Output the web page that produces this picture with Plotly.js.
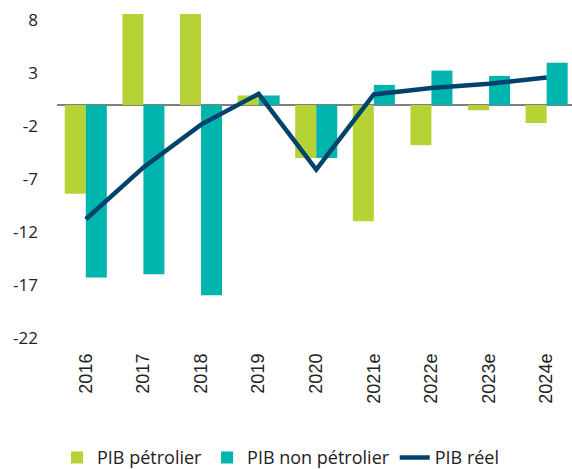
<!DOCTYPE html>
<html>
<head>
<meta charset="utf-8">
<script src="https://cdn.plot.ly/plotly-3.0.1.min.js"></script>
<style>
  html, body { margin: 0; padding: 0; background: #fff; }
  #chart { width: 572px; height: 469px; }
</style>
</head>
<body>
<div id="chart"></div>
<script>
const years = ["2016", "2017", "2018", "2019", "2020", "2021e", "2022e", "2023e", "2024e"];
const pibPetrolier = [-8.4, 8.6, 8.6, 0.9, -5.0, -11.0, -3.8, -0.5, -1.7];
const pibNonPetrolier = [-16.3, -16.0, -18.0, 0.9, -5.0, 1.9, 3.25, 2.75, 4.0];
const pibReel = [-10.8, -5.9, -1.85, 1.05, -6.1, 1.0, 1.6, 2.0, 2.6];
const yTicks = [8, 3, -2, -7, -12, -17, -22];

const traces = [
  { type: "bar", name: "PIB pétrolier", x: years, y: pibPetrolier,
    marker: { color: "#b5d334" } },
  { type: "bar", name: "PIB non pétrolier", x: years, y: pibNonPetrolier,
    marker: { color: "#00b5ad" } },
  { type: "scatter", mode: "lines", name: "PIB réel", x: years, y: pibReel,
    line: { color: "#00426b", width: 4.5 } }
];

const layout = {
  width: 572, height: 469,
  margin: { l: 57, r: 0, t: 13, b: 125, autoexpand: false },
  paper_bgcolor: "#fff", plot_bgcolor: "#fff",
  barmode: "group", bargap: 0.27, bargroupgap: 0,
  showlegend: true,
  legend: {
    orientation: "h", x: 0, xanchor: "left",
    yref: "container", y: 0.024, yanchor: "middle",
    font: { family: "Open Sans, sans-serif", size: 18, color: "#222" },
    traceorder: "normal"
  },
  xaxis: {
    type: "category", range: [-0.5, 8.44], automargin: false,
    tickangle: -90, showgrid: false, zeroline: false, showline: false,
    ticks: "", ticklabelstandoff: 5,
    tickfont: { family: "Liberation Sans, Arial, sans-serif", size: 18, color: "#222" }
  },
  yaxis: {
    range: [-22.6, 8.7], tickvals: yTicks, ticktext: yTicks.map(String), automargin: false,
    showgrid: false, zeroline: true, zerolinecolor: "#808080", zerolinewidth: 2,
    showline: false, ticks: "", ticklabelstandoff: 18,
    tickfont: { family: "Open Sans, sans-serif", size: 17, color: "#222" }
  }
};

Plotly.newPlot("chart", traces, layout, { displayModeBar: false, staticPlot: true });
</script>
</body>
</html>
────────────────────────────────────────
▸ **What you will do**
Copy out all the data exactly; skip the pictures.

▸ **In response**
Output the web page that produces this picture with Plotly.js.
<!DOCTYPE html>
<html>
<head>
<meta charset="utf-8">
<script src="https://cdn.plot.ly/plotly-3.0.1.min.js"></script>
<style>
  html, body { margin: 0; padding: 0; background: #fff; }
  #chart { width: 572px; height: 469px; }
</style>
</head>
<body>
<div id="chart"></div>
<script>
const years = ["2016", "2017", "2018", "2019", "2020", "2021e", "2022e", "2023e", "2024e"];
const pibPetrolier = [-8.4, 8.6, 8.6, 0.9, -5.0, -11.0, -3.8, -0.5, -1.7];
const pibNonPetrolier = [-16.3, -16.0, -18.0, 0.9, -5.0, 1.9, 3.25, 2.75, 4.0];
const pibReel = [-10.8, -5.9, -1.85, 1.05, -6.1, 1.0, 1.6, 2.0, 2.6];
const yTicks = [8, 3, -2, -7, -12, -17, -22];

const traces = [
  { type: "bar", name: "PIB pétrolier", x: years, y: pibPetrolier,
    marker: { color: "#b5d334" } },
  { type: "bar", name: "PIB non pétrolier", x: years, y: pibNonPetrolier,
    marker: { color: "#00b5ad" } },
  { type: "scatter", mode: "lines", name: "PIB réel", x: years, y: pibReel,
    line: { color: "#00426b", width: 4.5 } }
];

const layout = {
  width: 572, height: 469,
  margin: { l: 57, r: 0, t: 13, b: 125, autoexpand: false },
  paper_bgcolor: "#fff", plot_bgcolor: "#fff",
  barmode: "group", bargap: 0.27, bargroupgap: 0,
  showlegend: true,
  legend: {
    orientation: "h", x: 0, xanchor: "left",
    yref: "container", y: 0.024, yanchor: "middle",
    font: { family: "Open Sans, sans-serif", size: 18, color: "#222" },
    traceorder: "normal"
  },
  xaxis: {
    type: "category", range: [-0.5, 8.44], automargin: false,
    tickangle: -90, showgrid: false, zeroline: false, showline: false,
    ticks: "", ticklabelstandoff: 5,
    tickfont: { family: "Liberation Sans, Arial, sans-serif", size: 18, color: "#222" }
  },
  yaxis: {
    range: [-22.6, 8.7], tickvals: yTicks, ticktext: yTicks.map(String), automargin: false,
    showgrid: false, zeroline: true, zerolinecolor: "#808080", zerolinewidth: 2,
    showline: false, ticks: "", ticklabelstandoff: 18,
    tickfont: { family: "Open Sans, sans-serif", size: 17, color: "#222" }
  }
};

Plotly.newPlot("chart", traces, layout, { displayModeBar: false, staticPlot: true });
</script>
</body>
</html>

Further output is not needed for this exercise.